Haber saatinin kısıtlı olması nedeniyle Haber Bültenine giremeyen, fakat geniş kitlelerin ilgisini çeken, Türkiye Büyük Millet Meclisindeki tüm çalışmalar da radyodan ‘Meclis Saati’ programından duyurulurdu. Cumhuriyet Senatosu ve Türkiye Büyük Millet Meclisi olarak iki meclisin çalışmalarının detaylı verildiği, haftalık ‘Meclis Saati’ programı da doğal olarak dışarıdan hazırlanıyordu. Bu programı Öncü Gazetesinden bir grup hazırlıyorduk, Erol Ülgen program sorumlusu idi, Erdoğan Gürgen, Erdinç Sağlam ve gazetenin genç parlamento muhabiri olarak da ben bu kadroya girmiştim. Daha sonra TRT kendi kadrosu le bu tür programlar hazırladı.
SPORDA NE YAPACAKSIN?
TRT ye Parlamento Bürosu muhabiri olarak başladım, büro müdürü Hüsamettin Çelebi, muhabirler de; Ercan San, Erdinç Sağlam, Baki Şehirlioğlu ve ben, daha sonra Ali Baransel geldi.
Sporla çok ilgiliyim, bu bölüme geçmek istediğimi önce Hüsamettin Çelebiye söyledim. Ben maçlara falan gidiyorum, onun hiç ilgisi yok, bana ‘ sen dalga mı geçiyorsun! Sporda ne yapacaksın, burada iş yapıyoruz bırak kardeşim’ demişti. 1973 yılında, haber merkezinin kalbi sayılan Redaksiyon Müdürlüğüne atandım, 1978 yılında da buraya müdür oldum. Daha sonra, Yurt Haberleri Müdürü, Yurt Dışı yayınlar Dairesinde oluşan Dış Haberler Müdürü, Merkez Dış Haberler Müdürü, Haber Müdürü, Haber Dairesi Başkan Yardımcılığı ve 1993 yılında da Haber Dairesi Başkanlığı görevine geldim. On yıl Başkanlık yaptım, Genel Müdür Müşavirliği ve Başuzman kadrolarında bulundum ve 20007 yılında yaş haddinden emekli oldum.”
TRT’DE CEM DÖNEMİ
Okay Göçer TRT’nin televizyonlu dönemini de şöyle anlatıyor:
“Ben kuruma girdiğim zaman televizyon yayına başlamıştı ama radyo ve televizyonda aynı haber bülteni okunurdu. Bence İsmail Cem ile TRT de hamle oldu, teknolojisi yenilenen kurumda yayınlar da çeşitlendi. Ben içinde olduğum Haber Dairesi üzerine şunları söylemek isterim; haberlerde önemli adımlar atıldı. Olay yerinde kamera çekimini yapması, muhabir haberini yazması ve bu tek bültenin radyo ve televizyonda spikerler tarafından okunması devri kapandı.

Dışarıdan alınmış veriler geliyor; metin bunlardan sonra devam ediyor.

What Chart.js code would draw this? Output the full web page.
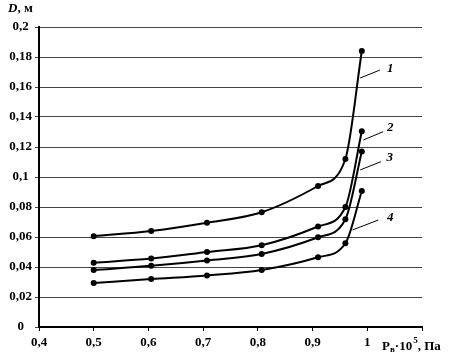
<!DOCTYPE html>
<html>
<head>
<meta charset="utf-8">
<script src="https://cdn.jsdelivr.net/npm/chart.js@4/dist/chart.umd.min.js"></script>
<style>
    html, body { margin: 0; padding: 0; background: #fff; }
    #wrap { width: 457px; height: 362px; position: relative; }
</style>
</head>
<body>
<div id="wrap"><canvas id="chart"></canvas></div>
<script>
// pressure Pв·10^5, Па
const pressure = [0.5, 0.605, 0.707, 0.807, 0.91, 0.96, 0.99];
// diameter D, м for curves 1..4
const curve1 = [0.0605, 0.064, 0.0695, 0.0765, 0.094, 0.112, 0.184];
const curve2 = [0.0428, 0.0456, 0.050, 0.0545, 0.067, 0.080, 0.1305];
const curve3 = [0.038, 0.0408, 0.0444, 0.0487, 0.0598, 0.0718, 0.117];
const curve4 = [0.0293, 0.032, 0.0344, 0.038, 0.0465, 0.0558, 0.0907];

const curveNames = ['1', '2', '3', '4'];
// leader lines for the curve numbers, in data units: [x0, y0, x1, y1, textX, textY]
const leaders = [
    [0.987, 0.166, 1.023, 0.1713, 1.036, 0.1725],
    [0.993, 0.1247, 1.029, 0.1302, 1.036, 0.1330],
    [0.987, 0.1047, 1.025, 0.1102, 1.035, 0.1130],
    [0.973, 0.0647, 1.020, 0.0713, 1.036, 0.0732]
];

const serif = '"Liberation Serif", "Times New Roman", serif';

function toPoints(ys) {
    return pressure.map((x, i) => ({ x: x, y: ys[i] }));
}

function fmt(v) {
    return (Math.round(v * 100) / 100).toString().replace('.', ',');
}

const labelsPlugin = {
    id: 'labels',
    afterDraw(chart) {
        const ctx = chart.ctx;
        const xs = chart.scales.x;
        const ys = chart.scales.y;
        ctx.save();
        ctx.strokeStyle = '#000';
        ctx.fillStyle = '#000';
        ctx.lineWidth = 1;
        leaders.forEach((l, i) => {
            ctx.beginPath();
            ctx.moveTo(xs.getPixelForValue(l[0]), ys.getPixelForValue(l[1]));
            ctx.lineTo(xs.getPixelForValue(l[2]), ys.getPixelForValue(l[3]));
            ctx.stroke();
            ctx.font = 'italic bold 13px ' + serif;
            ctx.textAlign = 'left';
            ctx.textBaseline = 'middle';
            ctx.fillText(curveNames[i], xs.getPixelForValue(l[4]), ys.getPixelForValue(l[5]));
        });

        // y axis title
        ctx.textBaseline = 'middle';
        ctx.textAlign = 'left';
        ctx.font = 'italic bold 13px ' + serif;
        ctx.fillText('D', 8, 9);
        let w = ctx.measureText('D').width;
        ctx.font = 'bold 13px ' + serif;
        ctx.fillText(', м', 8 + w, 9);

        // x axis title
        let x = 382;
        const y = 347;
        ctx.font = 'bold 13px ' + serif;
        ctx.fillText('P', x, y);
        x += ctx.measureText('P').width;
        ctx.font = 'bold 9px ' + serif;
        ctx.fillText('в', x, y + 3);
        x += ctx.measureText('в').width;
        ctx.font = 'bold 13px ' + serif;
        ctx.fillText('·10', x, y);
        x += ctx.measureText('·10').width;
        ctx.font = 'bold 9px ' + serif;
        ctx.fillText('5', x + 1, y - 6);
        x += ctx.measureText('5').width + 1;
        ctx.font = 'bold 13px ' + serif;
        ctx.fillText(', Па', x, y);
        ctx.restore();
    }
};

const lineStyle = {
    borderColor: '#000',
    backgroundColor: '#000',
    borderWidth: 2,
    pointRadius: 3,
    pointBackgroundColor: '#000',
    pointBorderWidth: 0,
    cubicInterpolationMode: 'monotone',
    fill: false
};

new Chart(document.getElementById('chart'), {
    type: 'line',
    data: {
        datasets: [
            Object.assign({ label: '1', data: toPoints(curve1) }, lineStyle),
            Object.assign({ label: '2', data: toPoints(curve2) }, lineStyle),
            Object.assign({ label: '3', data: toPoints(curve3) }, lineStyle),
            Object.assign({ label: '4', data: toPoints(curve4) }, lineStyle)
        ]
    },
    options: {
        responsive: true,
        maintainAspectRatio: false,
        animation: false,
        layout: { padding: { left: 0, right: 35, top: 27, bottom: 0 } },
        plugins: {
            legend: { display: false },
            tooltip: { enabled: false }
        },
        scales: {
            x: {
                type: 'linear',
                min: 0.4,
                max: 1.1,
                afterFit: (s) => { s.height = 35; },
                border: { color: '#000', width: 2 },
                grid: { drawOnChartArea: false, drawTicks: true, tickLength: 4, color: '#000' },
                ticks: {
                    stepSize: 0.1,
                    color: '#000',
                    padding: 4,
                    font: { family: serif, size: 13, weight: 'bold' },
                    callback: (v) => (v > 1.05 ? '' : fmt(v))
                }
            },
            y: {
                min: 0,
                max: 0.2,
                afterFit: (s) => { s.width = 39; },
                border: { color: '#000', width: 2 },
                grid: { color: '#444', lineWidth: 1, tickLength: 4 },
                ticks: {
                    stepSize: 0.02,
                    color: '#000',
                    padding: 3,
                    crossAlign: 'center',
                    font: { family: serif, size: 13, weight: 'bold' },
                    callback: (v) => fmt(v)
                }
            }
        }
    },
    plugins: [labelsPlugin]
});
</script>
</body>
</html>
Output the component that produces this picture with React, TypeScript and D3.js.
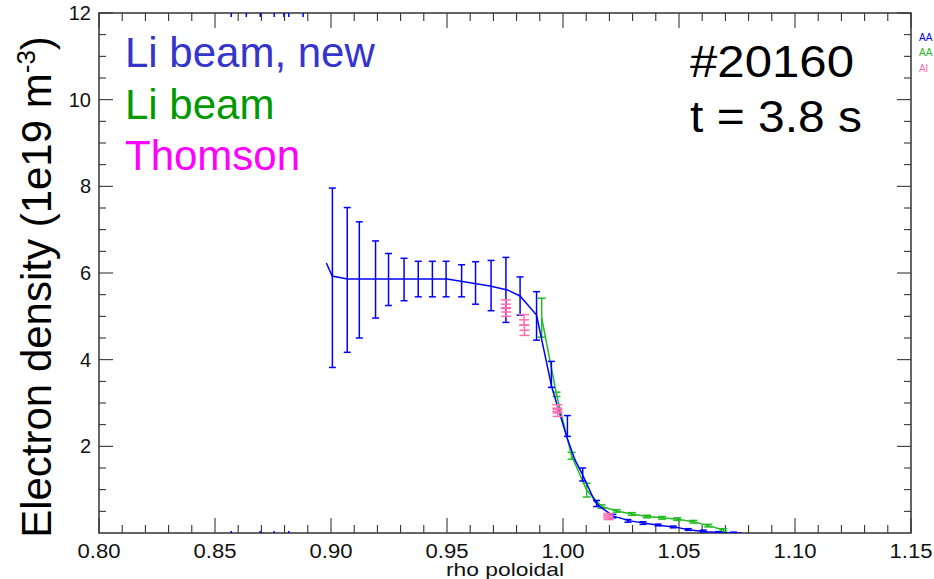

Her Genel Müdür kuruma mutlaka katkı sağlamıştır ama önce Cem, haber bültenlerin, radyo ve televizyon için ayrı ayrı olmasını sağladı. Televizyonda muhabirlere olay yerinden anlatım getirdi, radyo haberlerine ses unsuru girdi. İsmail Cem, haber Merkezine güvendiğini belli etti, batıda nasıl oluyorsa siz de onu yapmaya çalışın dercesine imkân sundu. Radyo 2 bunun en güzel örneğidir, bölgelerle kurulan bağlantılar ile bültenlerimize giremeyen detaylar, muhabirlerimizin anlatımı ile kamuoyuna sunuldu. İsmail Cem, ülkemiz televizyon haberciliğinde de bu gün geldiğimiz sistemi başlattı.
Meclis bürosu da bu sisteme geçti, önceleri, yakın olduğu için bant kuruma gönderilirdi sonraki yıllarda ise doğrudan hat kurularak meclis ile bağlantı sağlandı ve haber geçilmeye başlanıldı. İsmail Cem dönemini aktif yayıncılık açısından daha parlak görürüm.
TRT özellikle de Haber Dairesi siyasilerin her zaman elini soktuğu bir yer olmuştur. Hele koalisyon dönemlerinde bu sıkıntı çok daha artarak yaşanmıştır. Siyasi atmosfer çok rahat çalışmaya müsait değildi, İsmail Cem de böyle bir şansızlıkla TRT’den çabuk ayrıldı diye düşünürüm.”
Okay Göçer 1965 yılında eğitimci Gülseren Hanımla evlendi, çiftin Besim adında bir oğlu, Elif ve Leyla adında da iki torunu var.